Campus violence is not just limited to Bangladesh. In India too, especially northern state universities are ridden with campus violence. “Instead of enhancing the standards of these seats of learning, the faculty members have to bother about how to just keep the normal affairs going” said Magsaysay awardee Dr Sandeep Pandey, who is also the convener of India’s largest network of people’s movements - NAPM (National Alliance of People’s Movements).

Not only did the army and police manhandle the protesting Dhaka University students and teachers, but also five professors, including the general secretary of the Dhaka University Teachers’ Association, Dr Anwar Hossein, who is also the Dean of the Faculty of Biology and Molecular Sciences, were detained by the military backed interim government of Bangladesh under the emergency rules.

The students were staging a peaceful protest against the presence of army camp at the Central stadium of the university when army and police mercilessly started beating them up in their attempt to check the growing resistance from students and faculty members.

Dr Hossein had also led a movement earlier against the BNP-Jamaat-e-Islami regime whose police had molested a female student of the same university. At midnight, the police raided the ladies’ dormitory and many of the protesting students were taken into custody. This was on the 28th of July 2002. There has not been any significant decrease in violence and sexual harassment on campuses; in fact, the violence has become increasingly raucous.

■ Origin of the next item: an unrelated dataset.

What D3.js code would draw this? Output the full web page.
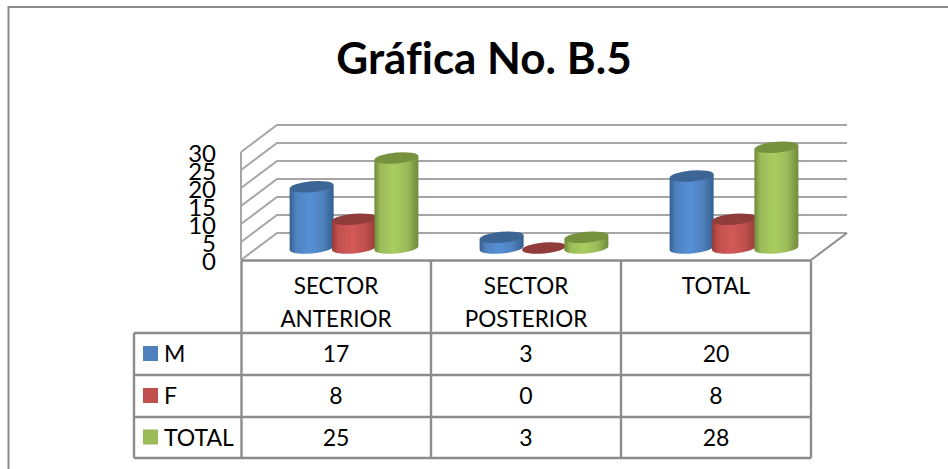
<!DOCTYPE html>
<html><head><meta charset="utf-8">
<script src="https://cdn.jsdelivr.net/npm/d3@7"></script>
<style>html,body{margin:0;padding:0;background:#fff}svg{display:block}text{font-family:Lato,"Open Sans",sans-serif;fill:#000;font-variant-ligatures:none}</style>
</head><body>
<svg id="c" width="948" height="469"></svg>
<script>
const title = "Gráfica No. B.5";
const categories = ["SECTOR ANTERIOR","SECTOR POSTERIOR","TOTAL"];
const categoryLines = [["SECTOR","ANTERIOR"],["SECTOR","POSTERIOR"],["TOTAL"]];
const seriesNames = ["M","F","TOTAL"];
const valuesM = [17,3,20];
const valuesF = [8,0,8];
const valuesTotal = [25,3,28];
const yTicks = [0,5,10,15,20,25,30];
const seriesColors = ["#4f81bd","#c0504d","#9bbb59"];
const seriesDark = ["#3c6595","#8f3c3a","#76923f"];
const seriesLight = ["#5590d6","#d25a58","#a9cc60"];
const seriesShade = ["#34608f","#953c3a","#708a3b"];
const series = [valuesM,valuesF,valuesTotal];

const svg = d3.select("#c");
const gray = "#8c8c8c";
const defs = svg.append("defs");
seriesColors.forEach((c,i)=>{
  const g = defs.append("linearGradient").attr("id","g"+i);
  [[0,seriesShade[i]],[.14,seriesColors[i]],[.45,seriesLight[i]],[.75,seriesColors[i]],[1,seriesShade[i]]]
    .forEach(s=>g.append("stop").attr("offset",s[0]).attr("stop-color",s[1]));
});

// outer frame: left and top edges only
svg.append("path").attr("d","M8.5,469V7H948").attr("fill","none").attr("stroke",gray).attr("stroke-width",2);
svg.append("text").attr("x",484).attr("y",74).attr("text-anchor","middle")
  .attr("font-size",44).attr("font-weight",700).text(title);

// scales
const colX = d3.scaleBand().domain(categories).range([241,811]);
const y = d3.scaleLinear().domain([0,30]).range([233,125]);     // back wall
const yFront = d3.scaleLinear().domain([0,30]).range([260,152]); // front wall labels
const h = d3.scaleLinear().domain([0,30]).range([0,108]);
const depth = 36;

// walls and gridlines
const grid = svg.append("g").attr("fill","none").attr("stroke","#a6a6a6").attr("stroke-width",2);
yTicks.forEach(t=>{
  grid.append("path").attr("d",`M${colX.range()[0]},${yFront(t)}L${colX.range()[0]+depth},${y(t)}H${colX.range()[1]+depth}`);
});
grid.append("path").attr("d",`M241,${yFront(30)}V${yFront(0)}`);
grid.append("path").attr("d",`M${811+depth},${y(0)}L811,${yFront(0)}`).attr("stroke",gray);

// y labels
svg.append("g").selectAll("text").data(yTicks).join("text")
  .attr("x",216).attr("y",t=>yFront(t)+9.5).attr("text-anchor","end").attr("font-size",24)
  .text(d=>d);

// bars
const inner = d3.scaleBand().domain(d3.range(3)).range([49,177]).paddingInner(-0.02);
const base = 248, rx = 22, ry = 5.5, tilt = -5;
const dy = rx*Math.sin(-tilt*Math.PI/180);
const barG = svg.append("g");
categories.forEach((cat,ci)=>{
  series.forEach((vals,si)=>{
    const v = vals[ci];
    const cx = colX(cat)+inner(si)+inner.bandwidth()/2;
    const top = base-h(v);
    const g = barG.append("g");
    if (v>0) {
      g.append("path").attr("fill",`url(#g${si})`)
        .attr("d",`M${cx-rx},${top+dy}V${base+dy}A${rx},${ry} ${tilt} 0 0 ${cx+rx},${base-dy}V${top-dy}Z`);
    }
    g.append("ellipse").attr("cx",cx).attr("cy",top)
      .attr("rx",rx).attr("ry",ry)
      .attr("transform",`rotate(${tilt} ${cx} ${top})`)
      .attr("fill",seriesDark[si]);
  });
});

// data table
const rowY = [260.5,333,375,417,458];
const tbl = svg.append("g").attr("fill","none").attr("stroke",gray).attr("stroke-width",2.4);
const colEdges = [241.5,431,621,811];
colEdges.forEach(x=>tbl.append("line").attr("x1",x).attr("x2",x).attr("y1",rowY[0]).attr("y2",rowY[4]));
tbl.append("line").attr("x1",134).attr("x2",134).attr("y1",rowY[1]).attr("y2",rowY[4]);
rowY.slice(1).forEach(yy=>tbl.append("line").attr("x1",134).attr("x2",811).attr("y1",yy).attr("y2",yy));
tbl.append("line").attr("x1",241).attr("x2",811).attr("y1",rowY[0]).attr("y2",rowY[0]);

categoryLines.forEach((lines,ci)=>{
  lines.forEach((l,li)=>svg.append("text").attr("x",colX(categories[ci])+colX.bandwidth()/2)
    .attr("y",294+li*33).attr("text-anchor","middle").attr("font-size",22.5).text(l));
});
seriesNames.forEach((n,si)=>{
  const ry0 = rowY[si+1], cy = (ry0+rowY[si+2])/2;
  svg.append("rect").attr("x",143).attr("y",cy-8).attr("width",15).attr("height",15).attr("fill",seriesColors[si]);
  svg.append("text").attr("x",164).attr("y",cy+8).attr("font-size",23).text(n);
  series[si].forEach((v,ci)=>svg.append("text").attr("x",colX(categories[ci])+colX.bandwidth()/2)
    .attr("y",cy+8).attr("text-anchor","middle").attr("font-size",23).text(v));
});
</script>
</body></html>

Dr Sandeep Pandey adds: “Sadly, violence in institutions of education has become a normal affair. The outbreak of violence and lawlessness on campuses of educational institutions is regrettable. Today’s need is reorientation of the educational structure. Education should be made vocational and humane.”

Activists of NAPM and Asha Parivar (www.ashaparivar.org) have condemned the detention of students and five professors and demanded their immediate and unconditional release from the state’s custody. KM Sabir, senior advocate, Supreme Court of Bangladesh, has supported the struggle not only to release the detained professors and students, but also to restore a more conducive environment on the campus.